Let’s kick this off by talking about stock. If you’ve ever attended one of my Rockett Fashion events or a client strategy meeting, you’ll know that stock is an unimaginably huge problem in fashion. Just thinking about how much stock is in the stock rooms of just one store in one city makes me feel a bit sick. I actually started my journey into the fashion industry working in Harrods, and I can personally tell you that they have a huge amount of stock in teeny tiny stock rooms.
So, what have we learnt about stock in 2020? Well, I think the key learning is that uncertainty, unpredictability and unreliability hugely affect the prediction methods the industry relies upon so heavily. Is there a solution to this? Yes: make less, make better and utilize other methods of production. From experience, this is much easier said than done, but we can learn a lot from looking at the innovative methods that independent fashion brands take to produce, pre-order and manage their smaller, more efficient stock.
The second aspect that I want to talk about is risk. A lot of the work that we do at Rockett Fashion, particularly with our luxury fashion clients, is to talk about risk management and mitigation. As a business it’s essential to take risks but still important that they’re controlled and informed. You need to make sure that decisions made align closely to your values, the vision for your business, and your mission. If you stick with your purpose, your plan, and your target audience then you are automatically reducing your risk.
Up at number three is adapting. You might know the sales strategy, marketing tools, and approach which worked for your business in February 2020, but have those methods had to change since then? What have you done different in the months since, what changes have you made, and why? If you want to make it in fashion, you must be able to adapt, to change the way that you sell when we face another lockdown, to change the way that you market when Instagram and Tik Tok are constantly competing with each other.
Our number four lesson of 2020 is our reliance on the outdated systems in fashion. This links closely to adapting, stock and risk. A lot of fashion brands rely on sales through wholesale which are placed every six months after a showcasing period. Buyers then order from you, typically give you a deposit for the production, and then you deliver to them a few months later. The main issue with this is that designers usually end up with really small margins. If we learn one thing from 2020, it would be great if designers could see the potential to move away from the wholesale system towards more direct-to-consumer and commission-based sales, so they can make more money from each piece.

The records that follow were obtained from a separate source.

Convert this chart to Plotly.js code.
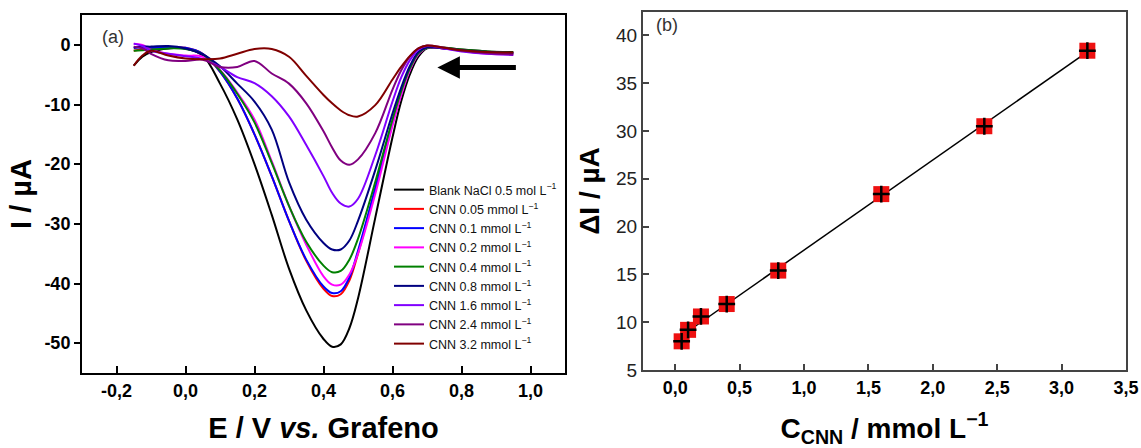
<!DOCTYPE html>
<html>
<head>
<meta charset="utf-8">
<script src="https://cdn.plot.ly/plotly-3.0.1.min.js"></script>
<style>html,body{margin:0;padding:0;background:#fff;}#chart{width:1141px;height:448px;}</style>
</head>
<body>
<div id="chart"></div>
<script>
// ---------- Panel (a): voltammograms ----------
const E = [-0.15,-0.125,-0.1,-0.05,0,0.05,0.1,0.15,0.2,0.25,0.3,0.35,0.4,0.425,0.45,0.475,0.5,0.55,0.6,0.625,0.65,0.675,0.7,0.75,0.8,0.875,0.95];

const iBlank = [-3.5,-2.0,-1.2,-0.6,-0.6,-1.8,-6.5,-12.5,-20,-28.5,-37.5,-44.5,-49.3,-50.6,-50.2,-47.5,-42.5,-29,-15.5,-9.5,-5,-2,-0.6,-0.5,-0.8,-1.1,-1.2];
const iC005 = [-1.0,-0.7,-0.5,-0.4,-0.5,-1.5,-4.5,-9,-15,-22,-29.5,-36.2,-40.9,-42.1,-41.8,-39.5,-35,-24.3,-13.2,-8.1,-4.1,-1.5,-0.5,-0.6,-0.9,-1.2,-1.4];
const iC01  = [-0.5,-0.4,-0.5,-0.4,-0.5,-1.5,-4.5,-9,-15,-22,-29.5,-36,-40.5,-41.6,-41.3,-39,-34.5,-24,-13,-8,-4,-1.5,-0.5,-0.6,-0.9,-1.2,-1.4];
const iC02  = [0.2,0,-0.8,-1.5,-1.8,-2.0,-4.2,-8,-12.5,-19.5,-27,-33.5,-38.8,-40.2,-40.2,-38.5,-35,-25,-13.5,-8.5,-4.3,-1.6,-0.5,-0.6,-1.0,-1.5,-1.6];
const iC04  = [-1.0,-0.9,-0.8,-0.6,-0.7,-1.6,-4.3,-8.2,-13,-19.8,-27,-33,-37,-38.1,-37.9,-36,-32.5,-23,-12.5,-7.8,-4,-1.4,-0.5,-0.5,-0.8,-1.1,-1.3];
const iC08  = [-0.5,-0.3,-0.3,-0.2,-0.6,-1.6,-3.6,-6.5,-9.5,-14.2,-23,-29.3,-33.2,-34.3,-34.3,-32.8,-29.5,-21,-11.5,-7.2,-3.6,-1.2,-0.4,-0.6,-0.9,-1.2,-1.4];
const iC16  = [0.2,-0.2,-1.0,-1.5,-1.9,-2.4,-3.7,-5.4,-6.4,-8.6,-12,-16.8,-22,-24.8,-26.6,-27.1,-25.8,-18.5,-9.5,-5.5,-2.6,-0.8,-0.2,-0.6,-1.1,-1.5,-1.7];
const iC24  = [-0.3,-0.6,-1.5,-2.6,-2.7,-2.5,-3.7,-3.7,-2.7,-4.8,-6.5,-9.8,-14.5,-17.2,-19.4,-20.1,-19.2,-14.8,-7.5,-4.3,-2,-0.6,-0.1,-0.5,-1.0,-1.4,-1.6];
const iC32  = [-3.5,-1.8,-1.0,-1.8,-2.3,-2.4,-2.3,-1.5,-0.7,-0.7,-2.0,-5.2,-8.4,-9.8,-11,-11.8,-12.0,-10.1,-5.8,-3.7,-1.9,-0.6,-0.1,-0.5,-0.9,-1.2,-1.3];

const curveNames = [
  "Blank NaCl 0.5 mol L<sup>−1</sup>",
  "CNN 0.05 mmol L<sup>−1</sup>",
  "CNN 0.1 mmol L<sup>−1</sup>",
  "CNN 0.2 mmol L<sup>−1</sup>",
  "CNN 0.4 mmol L<sup>−1</sup>",
  "CNN 0.8 mmol L<sup>−1</sup>",
  "CNN 1.6 mmol L<sup>−1</sup>",
  "CNN 2.4 mmol L<sup>−1</sup>",
  "CNN 3.2 mmol L<sup>−1</sup>"
];
const curveColors = ["#000000","#ff0000","#0000ff","#ff00ff","#008000","#000080","#8000ff","#800080","#800000"];
const curveData = [iBlank,iC005,iC01,iC02,iC04,iC08,iC16,iC24,iC32];

const xTickValsA = [-0.2,0,0.2,0.4,0.6,0.8,1.0];
const xTickTextA = ["-0,2","0,0","0,2","0,4","0,6","0,8","1,0"];
const yTickValsA = [0,-10,-20,-30,-40,-50];
const yTickTextA = ["0","-10","-20","-30","-40","-50"];

// ---------- Panel (b): calibration ----------
const conc = [0.05,0.1,0.2,0.4,0.8,1.6,2.4,3.2];
const deltaI = [8.0,9.2,10.6,11.9,15.4,23.4,30.5,38.4];
const xTickValsB = [0,0.5,1.0,1.5,2.0,2.5,3.0,3.5];
const xTickTextB = ["0,0","0,5","1,0","1,5","2,0","2,5","3,0","3,5"];
const yTickValsB = [5,10,15,20,25,30,35,40];

// least-squares fit of the calibration points
function linfit(x,y){
  const n=x.length; let sx=0,sy=0,sxx=0,sxy=0;
  for(let i=0;i<n;i++){sx+=x[i];sy+=y[i];sxx+=x[i]*x[i];sxy+=x[i]*y[i];}
  const m=(n*sxy-sx*sy)/(n*sxx-sx*sx); const b=(sy-m*sx)/n; return [m,b];
}
const [slope, icpt] = linfit(conc, deltaI);
const fitX = [conc[0], conc[conc.length-1]];
const fitY = fitX.map(v => slope*v + icpt);

const FONT = "Arial, 'Liberation Sans', sans-serif";

const traces = [];
curveData.forEach((arr,k)=>{
  traces.push({
    x:E, y:arr, type:"scatter", mode:"lines", name:curveNames[k],
    line:{color:curveColors[k], width:2, shape:"spline", smoothing:1},
    xaxis:"x", yaxis:"y", showlegend:true
  });
});
traces.push({x:fitX, y:fitY, type:"scatter", mode:"lines", line:{color:"#000",width:1.5},
  xaxis:"x2", yaxis:"y2", showlegend:false});
traces.push({x:conc, y:deltaI, type:"scatter", mode:"markers",
  marker:{symbol:"square", size:16, color:"#ee1111", line:{width:0}},
  xaxis:"x2", yaxis:"y2", showlegend:false});
traces.push({x:conc, y:deltaI, type:"scatter", mode:"markers",
  marker:{symbol:"cross-thin", size:12, color:"#000", line:{width:2.5, color:"#000"}},
  xaxis:"x2", yaxis:"y2", showlegend:false});

const W=1141, H=448;
const px = v => v/W, py = v => 1 - v/H;

const layout = {
  width:W, height:H,
  margin:{l:0,r:0,t:0,b:0},
  paper_bgcolor:"#fff", plot_bgcolor:"#fff",
  font:{family:FONT, color:"#000"},
  showlegend:true,
  legend:{x:px(389), y:py(175), xanchor:"left", yanchor:"top",
    font:{family:FONT, size:12.5, color:"#111"}, bgcolor:"rgba(0,0,0,0)", tracegroupgap:0},
  xaxis:{domain:[px(82),px(565)], range:[-0.3,1.1], anchor:"y",
    tickvals:xTickValsA, ticktext:xTickTextA, ticks:"inside", ticklen:7, tickwidth:2, tickcolor:"#000",
    showline:true, linecolor:"#000", linewidth:2, mirror:true, showgrid:false, zeroline:false,
    tickfont:{family:FONT, size:18, weight:"bold"},
    title:{text:"E / V <i>vs.</i> Grafeno", font:{family:FONT, size:29, weight:"bold"}, standoff:18}},
  yaxis:{domain:[py(373),py(15)], range:[-55,5], anchor:"x",
    tickvals:yTickValsA, ticktext:yTickTextA, ticks:"outside", ticklen:6, tickwidth:2, tickcolor:"#000",
    showline:true, linecolor:"#000", linewidth:2, mirror:true, showgrid:false, zeroline:false,
    tickfont:{family:FONT, size:18, weight:"bold"},
    title:{text:"I / µA", font:{family:FONT, size:29, weight:"bold"}, standoff:4}},
  xaxis2:{domain:[px(643),px(1126)], range:[-0.25,3.5], anchor:"y2",
    tickvals:xTickValsB, ticktext:xTickTextB, ticks:"inside", ticklen:6, tickwidth:1.5, tickcolor:"#444",
    showline:true, linecolor:"#444", linewidth:2, mirror:true, showgrid:false, zeroline:false,
    tickfont:{family:FONT, size:18, weight:"bold"},
    title:{text:"C<sub>CNN</sub> / mmol L<sup>−1</sup>", font:{family:FONT, size:28, weight:"bold"}, standoff:22}},
  yaxis2:{domain:[py(370),py(12)], range:[5,42.45], anchor:"x2",
    tickvals:yTickValsB, ticks:"inside", ticklen:6, tickwidth:1.5, tickcolor:"#444",
    showline:true, linecolor:"#444", linewidth:2, mirror:true, showgrid:false, zeroline:false,
    tickfont:{family:FONT, size:19, color:"#222"},
    title:{text:"ΔI / µA", font:{family:FONT, size:28, weight:"bold"}, standoff:8}},
  annotations:[
    {xref:"paper", yref:"paper", x:px(100), y:py(37), xanchor:"left", yanchor:"middle",
     text:"(a)", showarrow:false, font:{family:FONT, size:18, color:"#333"}},
    {xref:"paper", yref:"paper", x:px(654), y:py(25), xanchor:"left", yanchor:"middle",
     text:"(b)", showarrow:false, font:{family:FONT, size:18, color:"#333"}},
    {xref:"x", yref:"y", x:0.73, y:-3.8, axref:"x", ayref:"y", ax:0.962, ay:-3.8,
     text:"", showarrow:true, arrowhead:2, arrowsize:0.9, arrowwidth:5, arrowcolor:"#000"}
  ]
};

Plotly.newPlot("chart", traces, layout, {displayModeBar:false});
</script>
</body>
</html>
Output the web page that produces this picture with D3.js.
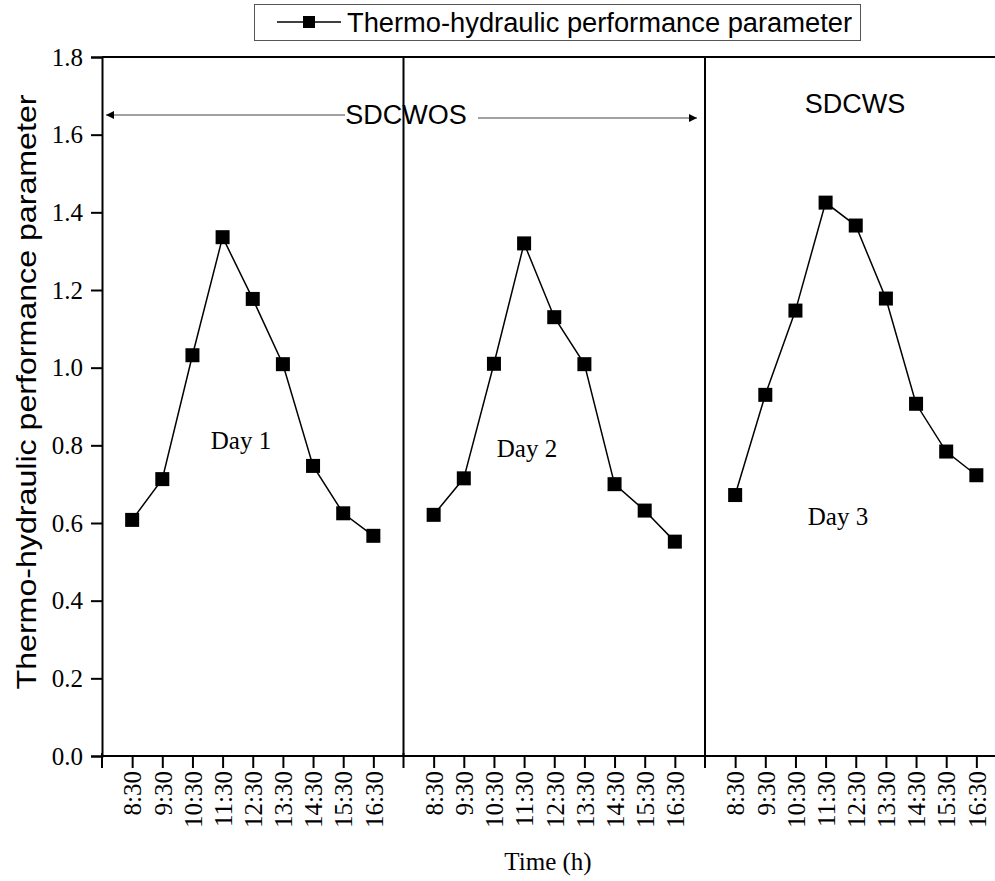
<!DOCTYPE html>
<html>
<head>
<meta charset="utf-8">
<script src="https://cdn.jsdelivr.net/npm/d3@7"></script>
<style>
  body { margin: 0; background: #fff; }
  svg text { fill: #000; }
</style>
</head>
<body>
<div id="chart"></div>
<script>
// values
var times = ["8:30", "9:30", "10:30", "11:30", "12:30", "13:30", "14:30", "15:30", "16:30"];
var day1 = [0.608, 0.713, 1.032, 1.336, 1.177, 1.009, 0.747, 0.625, 0.567];
var day2 = [0.621, 0.715, 1.010, 1.320, 1.130, 1.009, 0.700, 0.632, 0.552];
var day3 = [0.672, 0.930, 1.147, 1.425, 1.366, 1.178, 0.907, 0.784, 0.723];
var dayNames = ["Day 1", "Day 2", "Day 3"];
var yTicks = [0.0, 0.2, 0.4, 0.6, 0.8, 1.0, 1.2, 1.4, 1.6, 1.8];
var legendLabel = "Thermo-hydraulic performance parameter";

var width = 995, height = 881;
var serif = "'Liberation Serif', 'Times New Roman', serif";
var sans = "'Liberation Sans', Arial, sans-serif";

var svg = d3.select("#chart").append("svg")
    .attr("width", width)
    .attr("height", height);

// each day takes 10 slots on the x axis, with a break line between days
var x = d3.scaleLinear().domain([0, 30]).range([102, 102 + 30 * 30.15]);
var y = d3.scaleLinear().domain([0, 1.8]).range([756, 57]);

var days = [day1, day2, day3];
var points = [];
days.forEach(function(vals, di) {
  vals.forEach(function(v, i) {
    points.push({ day: di, pos: di * 10 + i + 1, value: v, label: times[i] });
  });
});

// frame: top line
svg.append("line")
    .attr("x1", x(0)).attr("x2", width)
    .attr("y1", y(1.8)).attr("y2", y(1.8))
    .attr("stroke", "#000").attr("stroke-width", 2);

// day separators
svg.selectAll(".sep")
    .data([10, 20])
    .enter().append("line")
    .attr("class", "sep")
    .attr("x1", function(d) { return x(d); })
    .attr("x2", function(d) { return x(d); })
    .attr("y1", y(1.8)).attr("y2", y(0))
    .attr("stroke", "#000").attr("stroke-width", 2);

// y axis
var yAxis = svg.append("g")
    .attr("transform", "translate(" + x(0) + ",0)")
    .call(d3.axisLeft(y).tickValues(yTicks).tickSize(11).tickPadding(8)
      .tickFormat(d3.format(".1f")));
yAxis.select(".domain").attr("stroke-width", 2);
yAxis.selectAll(".tick line").attr("stroke-width", 2);
yAxis.selectAll("text")
    .style("font-family", serif).style("font-size", "25px");

// x axis
var xAxis = svg.append("g")
    .attr("transform", "translate(0," + y(0) + ")")
    .call(d3.axisBottom(x)
      .tickValues(points.map(function(d) { return d.pos; }))
      .tickSize(12)
      .tickFormat(function(d, i) { return points[i].label; }));
xAxis.select(".domain").attr("d", "M" + x(0) + ",0H" + width).attr("stroke-width", 2);
xAxis.selectAll(".tick line").attr("stroke-width", 2);
xAxis.selectAll("text")
    .style("font-family", serif).style("font-size", "25px")
    .attr("text-anchor", "end")
    .attr("transform", "rotate(-90)")
    .attr("x", -15).attr("y", 0).attr("dy", "0.35em");

// longer ticks at the day breaks
svg.selectAll(".brk")
    .data([0, 10, 20])
    .enter().append("line")
    .attr("x1", function(d) { return x(d); })
    .attr("x2", function(d) { return x(d); })
    .attr("y1", y(0) - 3).attr("y2", y(0) + 12)
    .attr("stroke", "#000").attr("stroke-width", 2);

// lines and markers, one series per day
var line = d3.line()
    .x(function(d) { return x(d.pos); })
    .y(function(d) { return y(d.value); });

days.forEach(function(vals, di) {
  svg.append("path")
      .datum(points.filter(function(p) { return p.day == di; }))
      .attr("fill", "none")
      .attr("stroke", "#000")
      .attr("stroke-width", 1.5)
      .attr("d", line);
});

svg.append("g")
    .selectAll("rect")
    .data(points)
    .enter().append("rect")
    .attr("x", function(d) { return x(d.pos) - 7; })
    .attr("y", function(d) { return y(d.value) - 7; })
    .attr("width", 14).attr("height", 14)
    .attr("fill", "#000");

// day labels
var dayPos = [[241, 449], [527, 457], [838, 525]];
svg.selectAll(".day")
    .data(dayNames)
    .enter().append("text")
    .attr("x", function(d, i) { return dayPos[i][0]; })
    .attr("y", function(d, i) { return dayPos[i][1]; })
    .attr("text-anchor", "middle")
    .style("font-family", serif).style("font-size", "25px")
    .text(function(d) { return d; });

// SDCWOS annotation with arrows
var defs = svg.append("defs");
defs.append("marker")
    .attr("id", "arrow")
    .attr("viewBox", "0 0 10 10")
    .attr("refX", 10).attr("refY", 5)
    .attr("markerWidth", 14).attr("markerHeight", 8)
    .attr("markerUnits", "userSpaceOnUse")
    .attr("orient", "auto")
    .append("path").attr("d", "M0,0L10,5L0,10Z").attr("fill", "#000");

svg.append("line")
    .attr("x1", 345).attr("y1", 115).attr("x2", x(0) + 4).attr("y2", 115)
    .attr("stroke", "#444").attr("stroke-width", 1.2)
    .attr("marker-end", "url(#arrow)");
svg.append("line")
    .attr("x1", 478).attr("y1", 118).attr("x2", x(20) - 8).attr("y2", 118)
    .attr("stroke", "#444").attr("stroke-width", 1.2)
    .attr("marker-end", "url(#arrow)");

svg.append("text")
    .attr("x", 406).attr("y", 124)
    .attr("text-anchor", "middle")
    .style("font-family", sans).style("font-size", "27px")
    .text("SDCWOS");
svg.append("text")
    .attr("x", 855).attr("y", 113)
    .attr("text-anchor", "middle")
    .style("font-family", sans).style("font-size", "27px")
    .text("SDCWS");

// axis titles
svg.append("text")
    .attr("transform", "translate(36,392) rotate(-90)")
    .attr("text-anchor", "middle")
    .style("font-family", sans).style("font-size", "28px")
    .attr("textLength", 595).attr("lengthAdjust", "spacingAndGlyphs")
    .text(legendLabel);

svg.append("text")
    .attr("x", 548).attr("y", 870)
    .attr("text-anchor", "middle")
    .style("font-family", serif).style("font-size", "25px")
    .text("Time (h)");

// legend
var lg = svg.append("g");
lg.append("rect")
    .attr("x", 254.5).attr("y", 4.5).attr("width", 606).attr("height", 36)
    .attr("fill", "#fff").attr("stroke", "#555").attr("stroke-width", 1);
lg.append("line")
    .attr("x1", 277).attr("x2", 341).attr("y1", 22).attr("y2", 22)
    .attr("stroke", "#000").attr("stroke-width", 1.5);
lg.append("rect")
    .attr("x", 303).attr("y", 16).attr("width", 12).attr("height", 12)
    .attr("fill", "#000");
lg.append("text")
    .attr("x", 347).attr("y", 32)
    .style("font-family", sans).style("font-size", "27px")
    .attr("textLength", 505).attr("lengthAdjust", "spacingAndGlyphs")
    .text(legendLabel);
</script>
</body>
</html>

We’ll finish up nicely with point five: digitisation. I for one completely underestimated the digital system which existed before 2020, it wasn’t until this year that I actually understood how many amazing tools we have available to us. This might have included anything from design software, AR and VR try-on methods, digital sampling, to selling your garments in games. As someone who doesn’t have the first clue about the world of gaming, this one thing that I’ve had to spend some time getting my head round this year!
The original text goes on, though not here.